Escape to Victory, review

Escape for liberté, egalité, fraternité

 

John Huston nel suo spaccar le tempie con una deflagrazione di lancinantissimo grido.

Un dramma “intimista” anche questo, nelle vertebre scolpite di antieroi per un sogno libertario da incidere nella memoria, per non dimenticare le ingiustizie, un sofisticato colpo al Cuore di massima, istoriata virtù a mirabolante “celarlo” dietro un’avventura “per ragazzi”, forti, vibranti, intrepidi e liberi nel librato sgranchir le ossa, arcuare i muscoli e feroce dilapidare il nazismo e ogni coercizione alle anime con l’alato magic touch, leggerissimo, folgorantissimo, di un cineasta in stato di grazia.

Come dirigere un capolavoro per tutte le età, “infantile” nelle sue “grida del silenzio”, scatenato, irresistibile, abbacinante e maestoso in squarci di grande Cinema. Il Cinema cos’è se non una proiezione della condizione umana in ogni sua sfaccettatura monumentale al nostro respirare le emozioni, aspirarle con sognanti voli e anch’illusorio donarcene in salvifiche armonie?

L’impossibilità della victory per chi è nato “perdente”. “Plagiato” a ogni sciovinismo contro la fratellanza ch’è alla base antirazzista d’ogni forza gravitazionale antropocentrica.

Una storia “scarna”, ginnasta di vecchie glorie “martoriate” fra le sbarre e ancora una volta Sly Stallone, emblema rilucente del popolo ribelle, a icona decisiva.

Sarà lui a parare il rigore che vale tutta una vita, il riscatto, l’impulso distruttivo, rabbiosissimo di un ralenti “smorzato” nelle sue labbra “storte”, in posa plastica “sbilenca” a paralizzare e gelare il sangue per l’estatico tifo finale, sprigionato come tutto il marcio divelto in un attimo sospirato.
Il genio di John Huston svia apparentemente dal suo Cinema drammatico, invero è una prosecuzione già avanguardistica di magniloquenza fenomenale.

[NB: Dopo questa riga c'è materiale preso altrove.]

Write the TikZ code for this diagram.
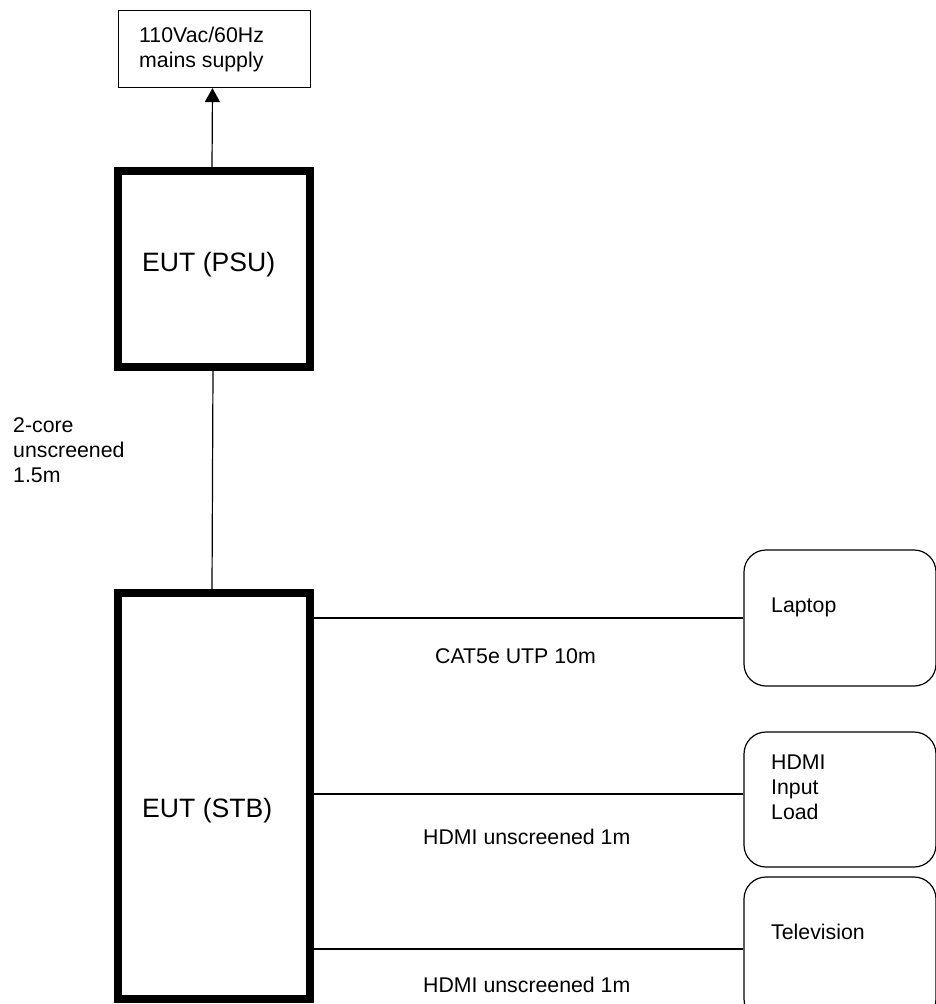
\documentclass[tikz,border=0pt]{standalone}
\usepackage{fontspec}
\setmainfont{Liberation Sans}
\usetikzlibrary{arrows.meta}
\tikzset{
  thinbox/.style={draw=black, line width=1.2pt, inner sep=0pt, fill=white},
  thickbox/.style={draw=black, line width=8pt, inner sep=0pt},
  roundbox/.style={draw=black, line width=1.2pt, inner sep=0pt, rounded corners=22pt},
  wire/.style={draw=black, line width=1.2pt},
  smalltxt/.style={inner sep=0pt, font=\fontsize{21.3}{25}\selectfont, align=left},
  bigtxt/.style={inner sep=0pt, font=\fontsize{26.6}{30}\selectfont},
}
\begin{document}
\begin{tikzpicture}[x=1pt,y=-1pt]
\useasboundingbox[fill=white] (0,0) rectangle (935,1004);
% boxes
\node[thinbox, minimum width=192pt, minimum height=77pt] (mains) at (214.5,49) {};
\node[thickbox, minimum width=192pt, minimum height=196pt] (psu) at (214,269) {};
\node[thickbox, minimum width=192pt, minimum height=406pt] (stb) at (214,796) {};
\node[roundbox, minimum width=192pt, minimum height=136pt] (lap) at (840,618) {};
\node[roundbox, minimum width=192pt, minimum height=135pt] (hdmi) at (840,799.5) {};
\node[roundbox, minimum width=192pt, minimum height=144pt] (tv) at (840,949) {};
% texts
\node[smalltxt, anchor=north west] (mainstxt) at (139,26.5) {110Vac/60Hz\\mains supply};
\node[bigtxt, anchor=base west] (psutxt) at (142,271) {EUT (PSU)};
\node[bigtxt, anchor=base west] (stbtxt) at (142,817.5) {EUT (STB)};
\node[smalltxt, anchor=north west] (coretxt) at (13,417.5) {2-core\\unscreened\\1.5m};
\node[smalltxt, anchor=base west] (laptxt) at (771,612.6) {Laptop};
\node[smalltxt, anchor=north west] (hdmitxt) at (771,754.5) {HDMI\\Input\\Load};
\node[smalltxt, anchor=base west] (tvtxt) at (771,939.6) {Television};
\node[smalltxt, anchor=base west] (cattxt) at (435,663.6) {CAT5e UTP 10m};
\node[smalltxt, anchor=base west] (hdmi1txt) at (423,844.6) {HDMI unscreened 1m};
\node[smalltxt, anchor=base west] (hdmi2txt) at (423,992.6) {HDMI unscreened 1m};
% connectors
\draw[wire, -{Triangle[length=14pt,width=15pt]}] ([xshift=-2pt]psu.north) -- ([xshift=-2pt]mains.south);
\draw[wire] ([xshift=-1pt]psu.south) -- ([xshift=-2pt]stb.north);
\draw[wire] (lap.west -| stb.east) -- (lap.west);
\draw[wire] ([yshift=5.5pt]hdmi.west -| stb.east) -- ([yshift=5.5pt]hdmi.west);
\draw[wire] (tv.west -| stb.east) -- (tv.west);
\end{tikzpicture}
\end{document}
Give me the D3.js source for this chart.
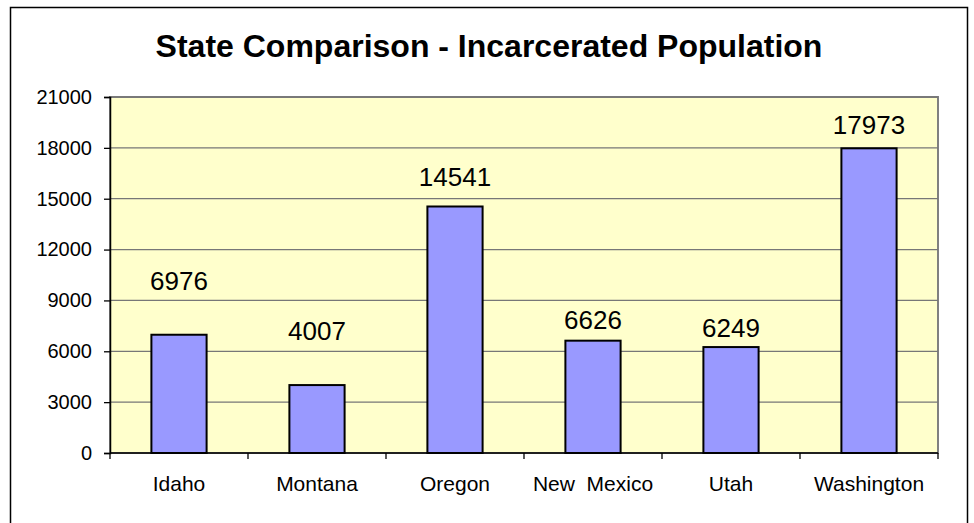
<!DOCTYPE html>
<html>
<head>
<meta charset="utf-8">
<script src="https://cdn.jsdelivr.net/npm/d3@7"></script>
<style>
  body { margin: 0; background: #fff; }
  text { font-family: "Liberation Sans", Arial, sans-serif; white-space: pre; }
</style>
</head>
<body>
<div id="vis"></div>
<script>
// data
var states = ["Idaho", "Montana", "Oregon", "New  Mexico", "Utah", "Washington"];
var population = [6976, 4007, 14541, 6626, 6249, 17973];
var yTicks = [0, 3000, 6000, 9000, 12000, 15000, 18000, 21000];

// labels were dragged by hand in the original, gap above bar top (px)
var labelGap = [45, 45, 20, 12, 10, 14];

var W = 974, H = 523;
var plot = {left: 110, top: 97, right: 938, bottom: 453};

var svg = d3.select("#vis").append("svg")
  .attr("width", W)
  .attr("height", H);

// chart area border
svg.append("rect")
  .attr("x", 10.5).attr("y", 7.5)
  .attr("width", 957).attr("height", 530)
  .attr("fill", "#fff")
  .attr("stroke", "#000")
  .attr("stroke-width", 1.5);

svg.append("text")
  .attr("x", 489).attr("y", 57)
  .attr("text-anchor", "middle")
  .attr("font-size", 32)
  .attr("font-weight", "bold")
  .text("State Comparison - Incarcerated Population");

var x = d3.scaleBand()
  .domain(states)
  .range([plot.left, plot.right])
  .paddingInner(0.6)
  .paddingOuter(0.3);

var xCat = d3.scaleBand()
  .domain(states)
  .range([plot.left, plot.right]);

var y = d3.scaleLinear()
  .domain([0, 21000])
  .range([plot.bottom, plot.top]);

// plot area
svg.append("rect")
  .attr("x", plot.left).attr("y", plot.top)
  .attr("width", plot.right - plot.left)
  .attr("height", plot.bottom - plot.top)
  .attr("fill", "#ffffcc")
  .attr("stroke", "#808080")
  .attr("stroke-width", 2);

// gridlines
svg.selectAll(".grid")
  .data(yTicks.filter(function(d){ return d > 0; }))
  .enter().append("line")
  .attr("class", "grid")
  .attr("x1", plot.left).attr("x2", plot.right)
  .attr("y1", function(d){ return y(d); })
  .attr("y2", function(d){ return y(d); })
  .attr("stroke", "#777")
  .attr("stroke-width", 1.3);

// bars
svg.selectAll(".bar")
  .data(population)
  .enter().append("rect")
  .attr("class", "bar")
  .attr("x", function(d, i){ return x(states[i]); })
  .attr("y", function(d){ return y(d); })
  .attr("width", x.bandwidth())
  .attr("height", function(d){ return y(0) - y(d); })
  .attr("fill", "#9999ff")
  .attr("stroke", "#000")
  .attr("stroke-width", 2);

// value labels
svg.selectAll(".val")
  .data(population)
  .enter().append("text")
  .attr("class", "val")
  .attr("x", function(d, i){ return x(states[i]) + x.bandwidth() / 2; })
  .attr("y", function(d, i){ return y(d) - labelGap[i]; })
  .attr("text-anchor", "middle")
  .attr("font-size", 26)
  .text(function(d){ return d; });

// y axis
var yAxis = d3.axisLeft(y)
  .tickValues(yTicks)
  .tickSize(6)
  .tickPadding(12)
  .tickFormat(d3.format("d"));

var gy = svg.append("g")
  .attr("transform", "translate(" + plot.left + ",0)")
  .call(yAxis);
gy.select(".domain").attr("stroke", "#000").attr("stroke-width", 1.5);
gy.selectAll(".tick line").attr("stroke", "#000").attr("stroke-width", 1.3);
gy.selectAll("text")
  .attr("font-size", 20)
  .attr("font-family", "Liberation Sans, Arial, sans-serif")
  .attr("fill", "#000");

// x axis, ticks between categories
var gx = svg.append("g")
  .attr("transform", "translate(0," + plot.bottom + ")");
gx.append("line")
  .attr("x1", plot.left).attr("x2", plot.right)
  .attr("stroke", "#000").attr("stroke-width", 1.5);
gx.selectAll(".xt")
  .data(states.concat([null]))
  .enter().append("line")
  .attr("class", "xt")
  .attr("x1", function(d, i){ return plot.left + i * xCat.step(); })
  .attr("x2", function(d, i){ return plot.left + i * xCat.step(); })
  .attr("y1", 0).attr("y2", 6)
  .attr("stroke", "#000").attr("stroke-width", 1.3);
gx.selectAll(".xl")
  .data(states)
  .enter().append("text")
  .attr("class", "xl")
  .attr("x", function(d){ return xCat(d) + xCat.bandwidth() / 2; })
  .attr("y", 38)
  .attr("text-anchor", "middle")
  .attr("font-size", 21)
  .text(function(d){ return d; });
</script>
</body>
</html>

Un’altra pellicola corale, imbastita sui volti indimenticabili anche, e soprattutto, di grandi calciatori, fra cui proprio il più grande, il leggendario Pelé.

Michael Caine dirige le facce di cuoio, i “miserabili” (ogni citazione a Victor Hugo non è affatto casuale…), per un’improbabile partita “a scacchi” su un campo di calcio, verde e illuminato dalle avvolgenti prodezze dei suoi prodigi balistici.

A tramortirci di grandezza epica, basterebbe la “giravolta” di Ardiles e la sforbiciata “aeroplano”, innalzante, strepitosa, arpionante, strappa-applausi proprio di Pelé.

Il grande Cinema non ha bisogno di sofismi, oggi di moda, qui c’è vera ruggine, il resto “odierno” tanto incensato, a confronto di tale schietta, tagliente “strategia” registica, è un orpello di cui volentieri faccio a meno.

Che gli altri spendano “agghindate” parole retoriche per il Cinema di Soderbergh, mi tengo cara l’austera action di roventissima, romantica destrezza di John Huston.

John dimostra che la parola “Retorica”, appunto, non esiste quando la si doma, la si glorifica con “giocate” ingegnose di dosaggio sapiente e poderosa leggiadria.